-- WRITTEN EXERCISE --
Leave out the pictures and reproduce all of the data exactly.

-- DATA EXCERPT --
----------------

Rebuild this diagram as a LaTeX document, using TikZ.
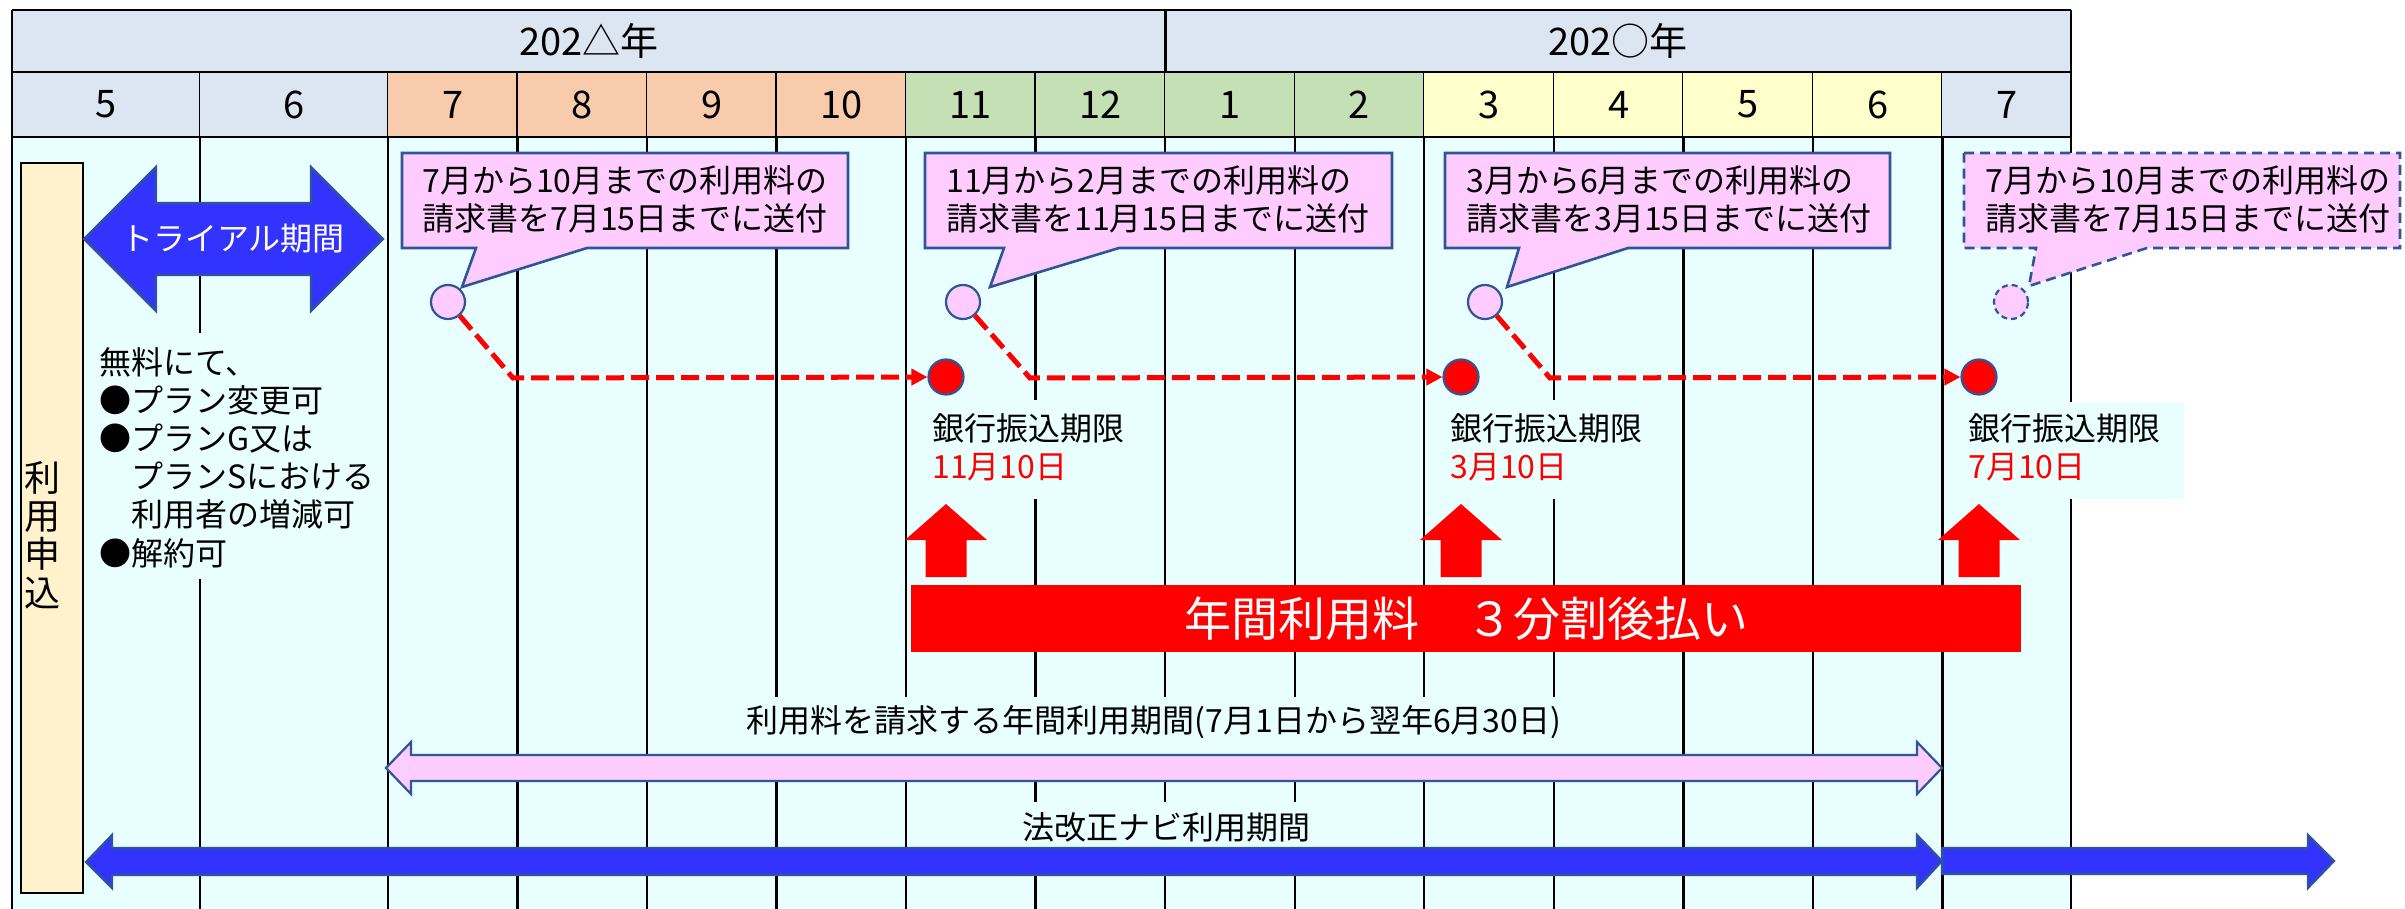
\documentclass[tikz,border=0pt]{standalone}
\usepackage{fontspec}
\setmainfont{Noto Sans CJK JP}
\usetikzlibrary{arrows.meta}
\definecolor{hdr}{HTML}{DCE6F2}
\definecolor{peach}{HTML}{F8CBAD}
\definecolor{lgreen}{HTML}{C5E0B4}
\definecolor{lyellow}{HTML}{FFFFCC}
\definecolor{bodyc}{HTML}{E9FFFF}
\definecolor{pinkf}{HTML}{FFCCFF}
\definecolor{bdr}{HTML}{2F5597}
\definecolor{blu}{HTML}{3333FF}
\definecolor{tallf}{HTML}{FFF2CC}
\begin{document}
\begin{tikzpicture}[x=0.5pt,y=-0.5pt,
  gridline/.style={line width=1.2pt,black},
  hdrline/.style={line width=1.4pt,black},
  txt/.style={font=\fontsize{16pt}{19.1pt}\selectfont,inner sep=0pt},
  big/.style={font=\fontsize{19pt}{22pt}\selectfont,inner sep=0pt},
  callout/.style={fill=pinkf,draw=bdr,line width=1.3pt,line join=miter},
  pc/.style={circle,fill=pinkf,draw=bdr,line width=1.1pt,minimum size=17pt,inner sep=0pt},
  rd/.style={circle,fill=red,draw=bdr,line width=1.1pt,minimum size=17.5pt,inner sep=0pt},
  reddash/.style={red,line width=2.5pt,dash pattern=on 9pt off 3.5pt,-{Triangle[length=8pt,width=8pt]}},
  cover/.style={fill=bodyc},
  blockarrow/.style={draw=bdr,line width=1.1pt,line join=miter},
]
\useasboundingbox (0,0) rectangle (2405,909);
% body background
\fill[bodyc] (12,137) rectangle (2071,909);
% year row
\fill[hdr] (12,10) rectangle (2071,72);
% month row, cells, grid lines
\foreach \a/\b/\m/\c [count=\i] in {12/200/5/hdr,200/388/6/hdr,388/517.5/7/peach,517.5/647/8/peach,647/776.6/9/peach,776.6/906.1/10/peach,906.1/1035.6/11/lgreen,1035.6/1165.2/12/lgreen,1165.2/1294.7/1/lgreen,1294.7/1424.2/2/lgreen,1424.2/1553.8/3/lyellow,1553.8/1683.3/4/lyellow,1683.3/1812.8/5/lyellow,1812.8/1942.4/6/lyellow,1942.4/2071/7/hdr}{
  \fill[\c] (\a,72) rectangle (\b,137);
  \node[big] (m\i) at ({(\a+\b)/2},104.5) {\m};
  \draw[gridline] (\b,72) -- (\b,909);
}
\draw[gridline] (12,10) -- (12,909);
\draw[gridline] (2071,10) -- (2071,909);
% cover boxes behind labels
\fill[cover] (92,333) rectangle (380,579);
\fill[cover] (920,400) rectangle (1140,499);
\fill[cover] (1440,400) rectangle (1660,499);
\fill[cover] (1956,402) rectangle (2184,499);
\fill[cover] (728,697) rectangle (1590,756);
\fill[cover] (1012,802) rectangle (1320,849);
% header lines
\draw[hdrline] (12,10) -- (2071,10);
\draw[hdrline] (12,72) -- (2071,72);
\draw[hdrline] (12,137) -- (2071,137);
\draw[hdrline] (1165.2,10) -- (1165.2,72);
\node[big] (y1) at (589,41) {202△年};
\node[big] (y2) at (1618,41) {202○年};
% application box
\draw[fill=tallf,line width=1.1pt] (21,163) rectangle (83,893);
\node[font=\fontsize{18pt}{19.15pt}\selectfont,align=center,inner sep=0pt] (apply) at (43,535) {利\\用\\申\\込};
% trial arrow
\draw[blockarrow,fill=blu] (84,239) -- (156,167) -- (156,203) -- (311,203) -- (311,167) -- (383,239) -- (311,311) -- (311,275) -- (156,275) -- (156,311) -- cycle;
\node[txt,white] (trial) at (233,239) {トライアル期間};
\node[txt,anchor=west,align=left] (free) at (99,457.5) {無料にて、\\●プラン変更可\\●プランG又は\\　プランSにおける\\　利用者の増減可\\●解約可};
% callouts
\draw[callout] (402,153) -- (848,153) -- (848,248) -- (587,248) -- (462,287) -- (476,248) -- (402,248) -- cycle;
\node[txt,anchor=west,align=left] (c1) at (422,199) {7月から10月までの利用料の\\請求書を7月15日までに送付};
\draw[callout] (925,153) -- (1392,153) -- (1392,248) -- (1119,248) -- (990,287) -- (1004,248) -- (925,248) -- cycle;
\node[txt,anchor=west,align=left] (c2) at (946,199) {11月から2月までの利用料の\\請求書を11月15日までに送付};
\draw[callout] (1445,153) -- (1890,153) -- (1890,248) -- (1628,248) -- (1507,287) -- (1519,248) -- (1445,248) -- cycle;
\node[txt,anchor=west,align=left] (c3) at (1466,199) {3月から6月までの利用料の\\請求書を3月15日までに送付};
\draw[callout,dash pattern=on 5pt off 3pt] (1964,153) -- (2400,153) -- (2400,248) -- (2147,248) -- (2029,286) -- (2036,248) -- (1964,248) -- cycle;
\node[txt,anchor=west,align=left] (c4) at (1985,199) {7月から10月までの利用料の\\請求書を7月15日までに送付};
% circles and dashed connectors
\node[pc] (pc1) at (448,302) {};
\node[pc] (pc2) at (963,302) {};
\node[pc] (pc3) at (1485,302) {};
\node[pc,dash pattern=on 3pt off 2pt] (pc4) at (2011,302) {};
\node[rd] (rd1) at (946,377) {};
\node[rd] (rd2) at (1461,377) {};
\node[rd] (rd3) at (1979,377) {};
\coordinate (k1) at (513,378);
\coordinate (k2) at (1030,378);
\coordinate (k3) at (1550,378);
\draw[reddash] (pc1) -- (k1) -- (rd1);
\draw[reddash] (pc2) -- (k2) -- (rd2);
\draw[reddash] (pc3) -- (k3) -- (rd3);
% bank deadline labels
\node[txt,anchor=west,align=left] (b1) at (932,447.5) {銀行振込期限\\\textcolor{red}{11月10日}};
\node[txt,anchor=west,align=left] (b2) at (1450,447.5) {銀行振込期限\\\textcolor{red}{3月10日}};
\node[txt,anchor=west,align=left] (b3) at (1968,447.5) {銀行振込期限\\\textcolor{red}{7月10日}};
% red up arrows
\foreach \cx in {946,1461,1979}{
  \fill[red] (\cx,504) -- ++(41,36) -- ++(-20.5,0) -- ++(0,37) -- ++(-41,0) -- ++(0,-37) -- ++(-20.5,0) -- cycle;
}
% red bar
\fill[red] (911,585) rectangle (2021,652);
\node[font=\fontsize{23.5pt}{26pt}\selectfont,white,inner sep=0pt] (bar) at (1466,618.5) {年間利用料　３分割後払い};
% annual period pink arrow
\node[txt] (annual) at (1154,722) {利用料を請求する年間利用期間(7月1日から翌年6月30日)};
\draw[blockarrow,fill=pinkf] (386,768) -- (411,742) -- (411,755) -- (1917,755) -- (1917,742) -- (1942,768) -- (1917,794) -- (1917,781) -- (411,781) -- (411,794) -- cycle;
% navi period blue arrows
\node[txt] (navi) at (1166,827) {法改正ナビ利用期間};
\draw[blockarrow,fill=blu] (86,862) -- (112,835) -- (112,848) -- (1917,848) -- (1917,835) -- (1942,861) -- (1917,888) -- (1917,875) -- (112,875) -- (112,888) -- cycle;
\draw[blockarrow,fill=blu] (1942,848) -- (2308,848) -- (2308,835) -- (2334,861) -- (2308,888) -- (2308,874) -- (1942,874) -- cycle;
\end{tikzpicture}
\end{document}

----------------

-- EXERCISE RESPONSE --
Rebuild this diagram as a LaTeX document, using TikZ.
\documentclass[tikz,border=0pt]{standalone}
\usepackage{fontspec}
\setmainfont{Noto Sans CJK JP}
\usetikzlibrary{arrows.meta}
\definecolor{hdr}{HTML}{DCE6F2}
\definecolor{peach}{HTML}{F8CBAD}
\definecolor{lgreen}{HTML}{C5E0B4}
\definecolor{lyellow}{HTML}{FFFFCC}
\definecolor{bodyc}{HTML}{E9FFFF}
\definecolor{pinkf}{HTML}{FFCCFF}
\definecolor{bdr}{HTML}{2F5597}
\definecolor{blu}{HTML}{3333FF}
\definecolor{tallf}{HTML}{FFF2CC}
\begin{document}
\begin{tikzpicture}[x=0.5pt,y=-0.5pt,
  gridline/.style={line width=1.2pt,black},
  hdrline/.style={line width=1.4pt,black},
  txt/.style={font=\fontsize{16pt}{19.1pt}\selectfont,inner sep=0pt},
  big/.style={font=\fontsize{19pt}{22pt}\selectfont,inner sep=0pt},
  callout/.style={fill=pinkf,draw=bdr,line width=1.3pt,line join=miter},
  pc/.style={circle,fill=pinkf,draw=bdr,line width=1.1pt,minimum size=17pt,inner sep=0pt},
  rd/.style={circle,fill=red,draw=bdr,line width=1.1pt,minimum size=17.5pt,inner sep=0pt},
  reddash/.style={red,line width=2.5pt,dash pattern=on 9pt off 3.5pt,-{Triangle[length=8pt,width=8pt]}},
  cover/.style={fill=bodyc},
  blockarrow/.style={draw=bdr,line width=1.1pt,line join=miter},
]
\useasboundingbox (0,0) rectangle (2405,909);
% body background
\fill[bodyc] (12,137) rectangle (2071,909);
% year row
\fill[hdr] (12,10) rectangle (2071,72);
% month row, cells, grid lines
\foreach \a/\b/\m/\c [count=\i] in {12/200/5/hdr,200/388/6/hdr,388/517.5/7/peach,517.5/647/8/peach,647/776.6/9/peach,776.6/906.1/10/peach,906.1/1035.6/11/lgreen,1035.6/1165.2/12/lgreen,1165.2/1294.7/1/lgreen,1294.7/1424.2/2/lgreen,1424.2/1553.8/3/lyellow,1553.8/1683.3/4/lyellow,1683.3/1812.8/5/lyellow,1812.8/1942.4/6/lyellow,1942.4/2071/7/hdr}{
  \fill[\c] (\a,72) rectangle (\b,137);
  \node[big] (m\i) at ({(\a+\b)/2},104.5) {\m};
  \draw[gridline] (\b,72) -- (\b,909);
}
\draw[gridline] (12,10) -- (12,909);
\draw[gridline] (2071,10) -- (2071,909);
% cover boxes behind labels
\fill[cover] (92,333) rectangle (380,579);
\fill[cover] (920,400) rectangle (1140,499);
\fill[cover] (1440,400) rectangle (1660,499);
\fill[cover] (1956,402) rectangle (2184,499);
\fill[cover] (728,697) rectangle (1590,756);
\fill[cover] (1012,802) rectangle (1320,849);
% header lines
\draw[hdrline] (12,10) -- (2071,10);
\draw[hdrline] (12,72) -- (2071,72);
\draw[hdrline] (12,137) -- (2071,137);
\draw[hdrline] (1165.2,10) -- (1165.2,72);
\node[big] (y1) at (589,41) {202△年};
\node[big] (y2) at (1618,41) {202○年};
% application box
\draw[fill=tallf,line width=1.1pt] (21,163) rectangle (83,893);
\node[font=\fontsize{18pt}{19.15pt}\selectfont,align=center,inner sep=0pt] (apply) at (43,535) {利\\用\\申\\込};
% trial arrow
\draw[blockarrow,fill=blu] (84,239) -- (156,167) -- (156,203) -- (311,203) -- (311,167) -- (383,239) -- (311,311) -- (311,275) -- (156,275) -- (156,311) -- cycle;
\node[txt,white] (trial) at (233,239) {トライアル期間};
\node[txt,anchor=west,align=left] (free) at (99,457.5) {無料にて、\\●プラン変更可\\●プランG又は\\　プランSにおける\\　利用者の増減可\\●解約可};
% callouts
\draw[callout] (402,153) -- (848,153) -- (848,248) -- (587,248) -- (462,287) -- (476,248) -- (402,248) -- cycle;
\node[txt,anchor=west,align=left] (c1) at (422,199) {7月から10月までの利用料の\\請求書を7月15日までに送付};
\draw[callout] (925,153) -- (1392,153) -- (1392,248) -- (1119,248) -- (990,287) -- (1004,248) -- (925,248) -- cycle;
\node[txt,anchor=west,align=left] (c2) at (946,199) {11月から2月までの利用料の\\請求書を11月15日までに送付};
\draw[callout] (1445,153) -- (1890,153) -- (1890,248) -- (1628,248) -- (1507,287) -- (1519,248) -- (1445,248) -- cycle;
\node[txt,anchor=west,align=left] (c3) at (1466,199) {3月から6月までの利用料の\\請求書を3月15日までに送付};
\draw[callout,dash pattern=on 5pt off 3pt] (1964,153) -- (2400,153) -- (2400,248) -- (2147,248) -- (2029,286) -- (2036,248) -- (1964,248) -- cycle;
\node[txt,anchor=west,align=left] (c4) at (1985,199) {7月から10月までの利用料の\\請求書を7月15日までに送付};
% circles and dashed connectors
\node[pc] (pc1) at (448,302) {};
\node[pc] (pc2) at (963,302) {};
\node[pc] (pc3) at (1485,302) {};
\node[pc,dash pattern=on 3pt off 2pt] (pc4) at (2011,302) {};
\node[rd] (rd1) at (946,377) {};
\node[rd] (rd2) at (1461,377) {};
\node[rd] (rd3) at (1979,377) {};
\coordinate (k1) at (513,378);
\coordinate (k2) at (1030,378);
\coordinate (k3) at (1550,378);
\draw[reddash] (pc1) -- (k1) -- (rd1);
\draw[reddash] (pc2) -- (k2) -- (rd2);
\draw[reddash] (pc3) -- (k3) -- (rd3);
% bank deadline labels
\node[txt,anchor=west,align=left] (b1) at (932,447.5) {銀行振込期限\\\textcolor{red}{11月10日}};
\node[txt,anchor=west,align=left] (b2) at (1450,447.5) {銀行振込期限\\\textcolor{red}{3月10日}};
\node[txt,anchor=west,align=left] (b3) at (1968,447.5) {銀行振込期限\\\textcolor{red}{7月10日}};
% red up arrows
\foreach \cx in {946,1461,1979}{
  \fill[red] (\cx,504) -- ++(41,36) -- ++(-20.5,0) -- ++(0,37) -- ++(-41,0) -- ++(0,-37) -- ++(-20.5,0) -- cycle;
}
% red bar
\fill[red] (911,585) rectangle (2021,652);
\node[font=\fontsize{23.5pt}{26pt}\selectfont,white,inner sep=0pt] (bar) at (1466,618.5) {年間利用料　３分割後払い};
% annual period pink arrow
\node[txt] (annual) at (1154,722) {利用料を請求する年間利用期間(7月1日から翌年6月30日)};
\draw[blockarrow,fill=pinkf] (386,768) -- (411,742) -- (411,755) -- (1917,755) -- (1917,742) -- (1942,768) -- (1917,794) -- (1917,781) -- (411,781) -- (411,794) -- cycle;
% navi period blue arrows
\node[txt] (navi) at (1166,827) {法改正ナビ利用期間};
\draw[blockarrow,fill=blu] (86,862) -- (112,835) -- (112,848) -- (1917,848) -- (1917,835) -- (1942,861) -- (1917,888) -- (1917,875) -- (112,875) -- (112,888) -- cycle;
\draw[blockarrow,fill=blu] (1942,848) -- (2308,848) -- (2308,835) -- (2334,861) -- (2308,888) -- (2308,874) -- (1942,874) -- cycle;
\end{tikzpicture}
\end{document}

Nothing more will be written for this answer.